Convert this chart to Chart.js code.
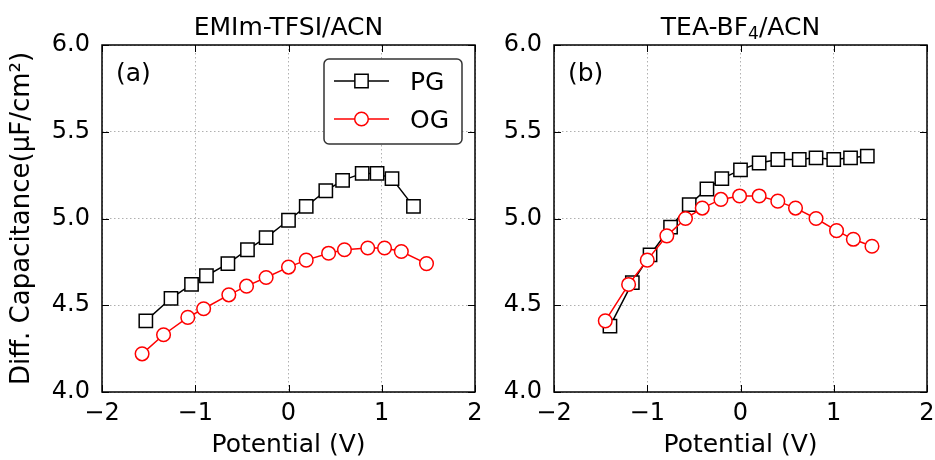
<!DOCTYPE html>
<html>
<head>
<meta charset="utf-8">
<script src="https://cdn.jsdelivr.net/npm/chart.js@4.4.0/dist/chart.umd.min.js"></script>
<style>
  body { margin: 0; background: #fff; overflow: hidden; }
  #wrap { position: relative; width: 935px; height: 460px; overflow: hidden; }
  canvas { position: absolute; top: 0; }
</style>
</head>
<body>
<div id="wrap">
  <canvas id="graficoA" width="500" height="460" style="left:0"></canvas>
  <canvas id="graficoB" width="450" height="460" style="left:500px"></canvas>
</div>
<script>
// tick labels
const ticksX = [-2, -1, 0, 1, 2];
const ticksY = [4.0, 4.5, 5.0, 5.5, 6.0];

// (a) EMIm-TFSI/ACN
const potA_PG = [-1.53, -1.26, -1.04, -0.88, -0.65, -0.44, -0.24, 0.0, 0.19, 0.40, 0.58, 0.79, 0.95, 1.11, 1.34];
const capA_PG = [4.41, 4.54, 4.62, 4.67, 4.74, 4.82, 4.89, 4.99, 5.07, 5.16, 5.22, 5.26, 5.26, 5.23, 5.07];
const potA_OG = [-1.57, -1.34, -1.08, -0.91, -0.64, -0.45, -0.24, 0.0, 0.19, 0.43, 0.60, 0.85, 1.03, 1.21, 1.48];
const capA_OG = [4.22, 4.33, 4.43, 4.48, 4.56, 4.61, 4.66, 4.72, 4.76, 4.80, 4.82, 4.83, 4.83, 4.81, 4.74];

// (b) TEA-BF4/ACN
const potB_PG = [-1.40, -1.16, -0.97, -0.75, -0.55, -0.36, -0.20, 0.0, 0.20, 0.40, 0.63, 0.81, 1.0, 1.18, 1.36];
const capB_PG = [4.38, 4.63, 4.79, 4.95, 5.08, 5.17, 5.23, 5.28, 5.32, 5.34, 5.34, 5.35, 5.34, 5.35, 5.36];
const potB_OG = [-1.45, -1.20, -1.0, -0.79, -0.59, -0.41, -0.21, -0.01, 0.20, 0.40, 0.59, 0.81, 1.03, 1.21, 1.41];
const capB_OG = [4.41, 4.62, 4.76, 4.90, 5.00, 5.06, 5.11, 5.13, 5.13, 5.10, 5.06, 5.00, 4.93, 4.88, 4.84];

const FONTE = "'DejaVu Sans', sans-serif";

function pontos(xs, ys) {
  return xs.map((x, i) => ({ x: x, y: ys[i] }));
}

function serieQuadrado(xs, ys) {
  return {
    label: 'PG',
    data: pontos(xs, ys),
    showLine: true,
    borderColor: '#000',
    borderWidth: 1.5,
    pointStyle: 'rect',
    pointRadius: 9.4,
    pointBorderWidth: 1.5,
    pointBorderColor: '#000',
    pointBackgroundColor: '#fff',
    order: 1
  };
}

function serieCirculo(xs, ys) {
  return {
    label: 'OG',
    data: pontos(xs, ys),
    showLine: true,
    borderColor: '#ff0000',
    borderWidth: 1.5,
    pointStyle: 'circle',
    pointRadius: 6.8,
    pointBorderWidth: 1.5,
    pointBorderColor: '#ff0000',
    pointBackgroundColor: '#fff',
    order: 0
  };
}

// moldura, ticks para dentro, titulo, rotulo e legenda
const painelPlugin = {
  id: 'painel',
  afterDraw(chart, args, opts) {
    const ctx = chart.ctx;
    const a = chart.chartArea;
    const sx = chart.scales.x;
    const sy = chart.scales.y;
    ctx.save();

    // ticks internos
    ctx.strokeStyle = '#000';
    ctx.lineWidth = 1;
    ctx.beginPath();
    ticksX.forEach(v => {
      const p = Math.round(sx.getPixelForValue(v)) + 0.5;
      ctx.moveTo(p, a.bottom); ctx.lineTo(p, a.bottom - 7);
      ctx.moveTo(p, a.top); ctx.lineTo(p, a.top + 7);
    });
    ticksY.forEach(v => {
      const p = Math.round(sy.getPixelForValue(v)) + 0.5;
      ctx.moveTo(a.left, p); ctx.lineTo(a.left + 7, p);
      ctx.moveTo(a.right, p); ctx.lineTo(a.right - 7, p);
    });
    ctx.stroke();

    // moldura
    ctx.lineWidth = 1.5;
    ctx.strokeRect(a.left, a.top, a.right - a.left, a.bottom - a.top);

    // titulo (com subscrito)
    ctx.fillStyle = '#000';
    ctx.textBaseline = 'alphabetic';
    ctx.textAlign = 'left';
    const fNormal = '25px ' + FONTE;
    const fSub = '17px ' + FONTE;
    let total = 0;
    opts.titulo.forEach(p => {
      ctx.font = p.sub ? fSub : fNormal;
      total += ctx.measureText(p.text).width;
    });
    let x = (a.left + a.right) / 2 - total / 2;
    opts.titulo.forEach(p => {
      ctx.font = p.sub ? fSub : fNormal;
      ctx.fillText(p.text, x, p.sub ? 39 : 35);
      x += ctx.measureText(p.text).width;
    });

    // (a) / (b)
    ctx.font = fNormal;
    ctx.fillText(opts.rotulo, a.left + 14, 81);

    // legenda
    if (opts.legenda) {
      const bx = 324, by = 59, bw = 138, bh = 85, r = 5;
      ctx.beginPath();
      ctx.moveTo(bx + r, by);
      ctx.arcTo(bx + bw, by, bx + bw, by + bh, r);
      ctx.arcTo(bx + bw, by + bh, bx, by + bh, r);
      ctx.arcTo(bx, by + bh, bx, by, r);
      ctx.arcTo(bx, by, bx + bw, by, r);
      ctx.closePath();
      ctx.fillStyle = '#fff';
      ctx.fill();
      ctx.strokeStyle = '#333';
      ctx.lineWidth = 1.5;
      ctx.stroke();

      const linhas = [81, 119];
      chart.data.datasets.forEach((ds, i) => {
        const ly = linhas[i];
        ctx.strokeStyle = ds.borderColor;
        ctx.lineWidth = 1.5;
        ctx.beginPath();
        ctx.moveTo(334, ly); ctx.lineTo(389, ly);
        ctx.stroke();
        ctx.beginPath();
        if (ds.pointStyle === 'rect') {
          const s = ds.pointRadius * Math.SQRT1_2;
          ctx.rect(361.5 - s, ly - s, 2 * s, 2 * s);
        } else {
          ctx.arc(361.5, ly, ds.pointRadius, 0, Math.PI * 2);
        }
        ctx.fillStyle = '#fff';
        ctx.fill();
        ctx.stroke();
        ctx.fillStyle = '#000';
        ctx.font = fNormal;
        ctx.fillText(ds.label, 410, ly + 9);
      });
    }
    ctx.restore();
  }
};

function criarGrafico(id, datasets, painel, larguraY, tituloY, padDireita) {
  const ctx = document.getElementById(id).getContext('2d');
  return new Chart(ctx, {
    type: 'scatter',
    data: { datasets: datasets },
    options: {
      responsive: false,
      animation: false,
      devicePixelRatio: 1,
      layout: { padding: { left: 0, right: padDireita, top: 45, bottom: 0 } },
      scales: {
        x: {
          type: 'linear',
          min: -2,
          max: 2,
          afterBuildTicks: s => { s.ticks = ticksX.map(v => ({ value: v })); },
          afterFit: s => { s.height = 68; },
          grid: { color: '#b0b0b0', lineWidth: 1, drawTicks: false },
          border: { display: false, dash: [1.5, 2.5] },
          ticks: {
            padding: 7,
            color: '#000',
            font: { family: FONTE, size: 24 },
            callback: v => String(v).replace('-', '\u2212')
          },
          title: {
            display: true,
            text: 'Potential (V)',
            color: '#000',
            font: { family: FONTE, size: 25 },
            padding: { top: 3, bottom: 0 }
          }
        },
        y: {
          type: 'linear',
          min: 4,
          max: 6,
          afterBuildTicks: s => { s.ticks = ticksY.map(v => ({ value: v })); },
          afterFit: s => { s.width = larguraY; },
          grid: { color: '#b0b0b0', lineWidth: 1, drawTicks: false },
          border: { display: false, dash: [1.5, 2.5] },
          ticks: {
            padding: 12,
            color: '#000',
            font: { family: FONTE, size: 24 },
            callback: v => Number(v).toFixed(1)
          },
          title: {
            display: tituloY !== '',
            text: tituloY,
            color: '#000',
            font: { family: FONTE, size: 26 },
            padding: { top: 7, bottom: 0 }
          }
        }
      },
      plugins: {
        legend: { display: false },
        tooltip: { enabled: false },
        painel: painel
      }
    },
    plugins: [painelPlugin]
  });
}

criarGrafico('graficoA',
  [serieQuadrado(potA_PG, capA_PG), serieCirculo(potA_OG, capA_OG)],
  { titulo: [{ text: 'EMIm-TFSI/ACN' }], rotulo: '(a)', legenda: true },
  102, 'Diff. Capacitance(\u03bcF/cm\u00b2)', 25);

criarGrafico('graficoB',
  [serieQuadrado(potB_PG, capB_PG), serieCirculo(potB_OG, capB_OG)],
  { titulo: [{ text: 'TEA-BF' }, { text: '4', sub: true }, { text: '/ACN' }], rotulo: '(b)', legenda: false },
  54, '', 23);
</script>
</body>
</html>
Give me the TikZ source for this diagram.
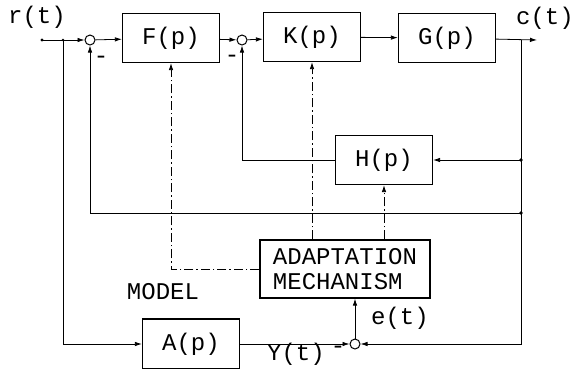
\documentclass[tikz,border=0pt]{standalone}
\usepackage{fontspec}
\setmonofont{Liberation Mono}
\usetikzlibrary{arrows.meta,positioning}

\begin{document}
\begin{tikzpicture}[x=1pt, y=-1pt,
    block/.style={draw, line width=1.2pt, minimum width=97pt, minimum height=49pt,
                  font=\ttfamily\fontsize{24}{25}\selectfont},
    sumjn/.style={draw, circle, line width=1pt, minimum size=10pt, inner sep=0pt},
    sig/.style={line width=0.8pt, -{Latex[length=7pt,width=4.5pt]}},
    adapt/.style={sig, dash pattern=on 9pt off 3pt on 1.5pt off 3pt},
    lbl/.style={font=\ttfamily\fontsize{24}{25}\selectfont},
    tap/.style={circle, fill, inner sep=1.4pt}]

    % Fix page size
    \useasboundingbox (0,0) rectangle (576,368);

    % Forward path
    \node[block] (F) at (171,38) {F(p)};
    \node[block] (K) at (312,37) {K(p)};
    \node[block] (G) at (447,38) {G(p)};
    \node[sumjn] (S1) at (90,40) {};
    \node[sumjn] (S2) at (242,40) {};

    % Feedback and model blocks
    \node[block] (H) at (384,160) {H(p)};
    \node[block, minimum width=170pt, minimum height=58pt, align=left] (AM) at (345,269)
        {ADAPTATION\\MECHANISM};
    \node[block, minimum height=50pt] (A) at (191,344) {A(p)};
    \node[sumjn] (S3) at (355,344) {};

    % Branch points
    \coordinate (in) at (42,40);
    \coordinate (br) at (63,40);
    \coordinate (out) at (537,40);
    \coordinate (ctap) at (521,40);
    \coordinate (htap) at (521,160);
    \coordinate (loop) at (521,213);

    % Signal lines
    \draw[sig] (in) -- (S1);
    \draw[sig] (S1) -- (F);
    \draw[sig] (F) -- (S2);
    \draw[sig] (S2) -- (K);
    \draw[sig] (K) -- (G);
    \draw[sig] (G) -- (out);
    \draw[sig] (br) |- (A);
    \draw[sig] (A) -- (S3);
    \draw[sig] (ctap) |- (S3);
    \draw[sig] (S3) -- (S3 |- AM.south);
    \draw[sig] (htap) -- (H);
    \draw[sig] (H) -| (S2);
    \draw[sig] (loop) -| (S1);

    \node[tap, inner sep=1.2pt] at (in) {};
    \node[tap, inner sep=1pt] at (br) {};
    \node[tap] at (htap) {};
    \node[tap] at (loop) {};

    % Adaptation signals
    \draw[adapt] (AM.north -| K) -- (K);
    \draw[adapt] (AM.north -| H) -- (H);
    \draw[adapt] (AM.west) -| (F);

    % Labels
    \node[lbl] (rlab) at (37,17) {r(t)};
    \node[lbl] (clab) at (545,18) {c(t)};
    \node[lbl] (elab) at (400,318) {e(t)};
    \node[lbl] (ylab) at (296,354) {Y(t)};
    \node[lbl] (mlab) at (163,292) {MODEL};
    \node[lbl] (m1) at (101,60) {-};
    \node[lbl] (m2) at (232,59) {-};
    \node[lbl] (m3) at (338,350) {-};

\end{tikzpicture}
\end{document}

--*--

**Instructions for the task**
Extract the lines exactly, please: the first line of the listing, the line with "const ticksY = [4.0, 4.5, 5.0, 5.5, 6.0];", and every line between them, but no pictures.

**Answer in full**
Convert this chart to Chart.js code.
<!DOCTYPE html>
<html>
<head>
<meta charset="utf-8">
<script src="https://cdn.jsdelivr.net/npm/chart.js@4.4.0/dist/chart.umd.min.js"></script>
<style>
  body { margin: 0; background: #fff; overflow: hidden; }
  #wrap { position: relative; width: 935px; height: 460px; overflow: hidden; }
  canvas { position: absolute; top: 0; }
</style>
</head>
<body>
<div id="wrap">
  <canvas id="graficoA" width="500" height="460" style="left:0"></canvas>
  <canvas id="graficoB" width="450" height="460" style="left:500px"></canvas>
</div>
<script>
// tick labels
const ticksX = [-2, -1, 0, 1, 2];
const ticksY = [4.0, 4.5, 5.0, 5.5, 6.0];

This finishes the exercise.